Unit 5: Nucleic Acids

1. Structure of Purines, Pyrimidines, Nucleosides, and Nucleotides
2. Watson and Crick Model of B-DNA
3. Structure and Functions of Different Types of RNA
4. Denaturation, Renaturation, and Cot Curves
5. Exam Focus Enhancements

1. Structure of Purines, Pyrimidines, Nucleosides, and Nucleotides

Nucleic acids are the informational molecules of the cell, composed of long chains of nucleotides.

Purines and Pyrimidines

These are nitrogenous bases that form the core of nucleic acids.

Purines: Double-ring structures including Adenine (A) and Guanine (G).
Pyrimidines: Single-ring structures including Cytosine (C), Thymine (T) in DNA, and Uracil (U) in RNA.
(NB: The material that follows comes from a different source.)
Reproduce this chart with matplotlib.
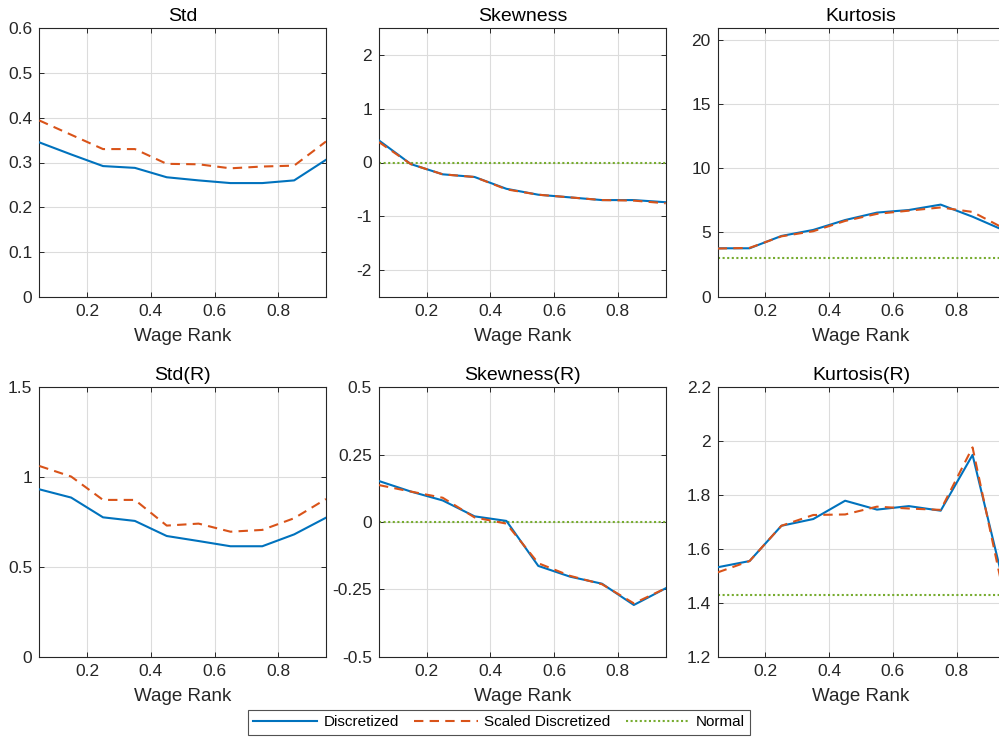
#!/usr/bin/env python3

import numpy as np
import matplotlib
matplotlib.use('Agg')
from matplotlib import pyplot as plt
from matplotlib.lines import Line2D
from matplotlib.ticker import FuncFormatter
# --

plt.rcParams['font.family'] = ['Liberation Sans', 'DejaVu Sans']

wage_rank = [0.05, 0.15, 0.25, 0.35, 0.45, 0.55, 0.65, 0.75, 0.85, 0.95]

std_disc = [0.345, 0.318, 0.292, 0.288, 0.267, 0.260, 0.254, 0.254, 0.260, 0.306]
std_scaled = [0.394, 0.362, 0.330, 0.330, 0.297, 0.296, 0.287, 0.291, 0.293, 0.347]

skew_disc = [0.41, -0.03, -0.22, -0.27, -0.49, -0.60, -0.65, -0.70, -0.70, -0.74]
skew_scaled = [0.38, -0.03, -0.22, -0.27, -0.50, -0.60, -0.65, -0.70, -0.71, -0.76]

kurt_disc = [3.77, 3.77, 4.73, 5.20, 5.97, 6.55, 6.75, 7.17, 6.23, 5.15]
kurt_scaled = [3.75, 3.80, 4.70, 5.10, 5.90, 6.45, 6.70, 6.95, 6.60, 5.30]

stdR_disc = [0.932, 0.886, 0.776, 0.756, 0.672, 0.644, 0.615, 0.615, 0.681, 0.774]
stdR_scaled = [1.062, 1.003, 0.873, 0.873, 0.730, 0.741, 0.696, 0.706, 0.771, 0.878]

skewR_disc = [0.152, 0.113, 0.080, 0.021, 0.004, -0.163, -0.203, -0.229, -0.308, -0.246]
skewR_scaled = [0.137, 0.113, 0.090, 0.017, -0.006, -0.153, -0.200, -0.231, -0.302, -0.246]

kurtR_disc = [1.532, 1.555, 1.686, 1.711, 1.779, 1.746, 1.759, 1.742, 1.949, 1.46]
kurtR_scaled = [1.513, 1.555, 1.686, 1.726, 1.728, 1.757, 1.750, 1.745, 1.977, 1.42]

# normal benchmark (None = no line)
panels = [
  ('Std', std_disc, std_scaled, None, (0, 0.6), np.arange(0, 0.61, 0.1)),
  ('Skewness', skew_disc, skew_scaled, 0.0, (-2.5, 2.5), [-2, -1, 0, 1, 2]),
  ('Kurtosis', kurt_disc, kurt_scaled, 3.0, (0, 20.9), [0, 5, 10, 15, 20]),
  ('Std(R)', stdR_disc, stdR_scaled, None, (0, 1.5), [0, 0.5, 1, 1.5]),
  ('Skewness(R)', skewR_disc, skewR_scaled, 0.0, (-0.5, 0.5), [-0.5, -0.25, 0, 0.25, 0.5]),
  ('Kurtosis(R)', kurtR_disc, kurtR_scaled, 1.43, (1.2, 2.2), [1.2, 1.4, 1.6, 1.8, 2.0, 2.2]),
]

c_disc = '#0072BD'
c_scaled = '#D95319'
c_norm = '#77AC30'
c_axis = '#262626'

W, H = 999, 738
lefts = [39.3, 379.0, 717.7]
tops = [28.3, 387.3]
aw = 286.7
ahs = [268.4, 269.4]

fig = plt.figure(figsize=(W/100, H/100), dpi=100)
fmt = FuncFormatter(lambda v, p: '{:g}'.format(round(v, 4)))

for i, (title, yd, ys, ynorm, ylim, yticks) in enumerate(panels):
  r, c = divmod(i, 3)
  ax = fig.add_axes([lefts[c]/W, 1 - (tops[r] + ahs[r])/H, aw/W, ahs[r]/H])
  ax.plot(wage_rank, yd, color=c_disc, lw=1.5, zorder=3)
  ax.plot(wage_rank, ys, color=c_scaled, lw=1.5, dashes=(4.5, 3), zorder=4)
  if ynorm is not None:
    ax.axhline(ynorm, color=c_norm, lw=1.5, dashes=(1, 1.2), zorder=2)
  ax.set_xlim(0.05, 0.95)
  ax.set_ylim(*ylim)
  ax.set_xticks([0.2, 0.4, 0.6, 0.8])
  ax.set_yticks(yticks)
  ax.xaxis.set_major_formatter(fmt)
  ax.yaxis.set_major_formatter(fmt)
  ax.grid(True, color='#dcdcdc', lw=0.8)
  ax.set_axisbelow(True)
  ax.tick_params(direction='in', length=3.5, width=0.7, colors=c_axis,
                 labelsize=12.5, top=True, right=True, pad=5)
  for s in ax.spines.values():
    s.set_color(c_axis)
    s.set_linewidth(0.8)
  ax.set_title(title, fontsize=14, color='black', pad=5)
  ax.set_xlabel('Wage Rank', fontsize=13.5, color=c_axis, labelpad=7)

handles = [Line2D([], [], color=c_disc, lw=1.5),
           Line2D([], [], color=c_scaled, lw=1.5, dashes=(4.5, 3)),
           Line2D([], [], color=c_norm, lw=1.5, dashes=(1, 1.2))]
leg = fig.legend(handles, ['Discretized', 'Scaled Discretized', 'Normal'],
                 loc='center', bbox_to_anchor=(499/W, 1 - 722.5/H), ncol=3,
                 fontsize=11, frameon=True, fancybox=False, handlelength=4.2,
                 columnspacing=1.0, handletextpad=0.4, borderpad=0.35,
                 borderaxespad=0)
leg.get_frame().set_edgecolor(c_axis)
leg.get_frame().set_linewidth(0.8)

plt.savefig('out.png', dpi=100)
plt.close('all')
Nucleosides vs. Nucleotides

Nucleoside: A nitrogenous base linked to a pentose sugar (Ribose or Deoxyribose).
Nucleotide: A nucleoside plus one or more phosphate groups. Nucleotides are the monomers of DNA and RNA.

Base Pairing

Bases pair specifically through hydrogen bonds: A pairs with T/U, and G pairs with C. Hoogsteen base pairs are alternative base pairings that occur in certain triple-helix or specialized DNA structures.

2. Watson and Crick Model of B-DNA

In 1953, James Watson and Francis Crick proposed the double-helix model for B-DNA.

Key Features of B-DNA

Double Helix: Two polynucleotide strands wound around a common axis in a right-handed manner.
Antiparallel Strands: One strand runs 5' to 3', while the other runs 3' to 5'.
Sugar-Phosphate Backbone: Located on the outside of the helix.
Internal Bases: Hydrophobic nitrogenous bases are stacked inside, perpendicular to the axis.
Complementary Pairing: A=T (2 hydrogen bonds) and G≡C (3 hydrogen bonds).
Dimensions: Each turn contains 10.5 base pairs and is approximately 3.4 nm long.

3. Structure and Functions of Different Types of RNA

RNA is typically single-stranded and contains ribose sugar and uracil instead of thymine.

Major Types of RNA

Type	Full Name	Function
mRNA	Messenger RNA	Carries genetic code from DNA to the ribosome for protein synthesis.
tRNA	Transfer RNA	Brings specific amino acids to the ribosome during translation.
rRNA	Ribosomal RNA	Forms the structural and catalytic core of the ribosome.

4. Denaturation, Renaturation, and Cot Curves

Physical properties of DNA change with environmental conditions like heat.

Denaturation and Renaturation

Denaturation (Melting): Separation of double-stranded DNA into single strands by breaking hydrogen bonds, usually by heat or high pH.
Renaturation (Annealing): The process where complementary single strands reform the double helix upon cooling.

Hyperchromaticity vs. Hypochromaticity

Hyperchromaticity: The increase in UV light absorption (at 260 nm) when DNA is denatured into single strands.
Hypochromaticity: The decrease in UV absorption when single strands re-anneal into a double helix.

Cot Curves

A Cot curve is a graph used to analyze DNA complexity. It plots the fraction of DNA renatured against the product of initial DNA concentration (Co) and time (t). Highly repetitive DNA sequences renature faster than unique sequences.

5. Exam Focus Enhancements

Exam Tips

Hydrogen Bonds: Remember G-C is stronger than A-T because it has 3 hydrogen bonds instead of 2. DNA with higher G-C content has a higher melting temperature (Tm).
The 5' and 3' Ends: Be able to identify the 5' end (phosphate group) and 3' end (hydroxyl group) of a nucleotide chain.
Uracil: In RNA, Uracil (U) replaces Thymine (T).

Frequently Asked Questions

Describe the Watson and Crick model of B-DNA.
Differentiate between a nucleotide and a nucleoside.
Explain the significance of hyperchromaticity in DNA melting.
What is the function of tRNA in the cell?.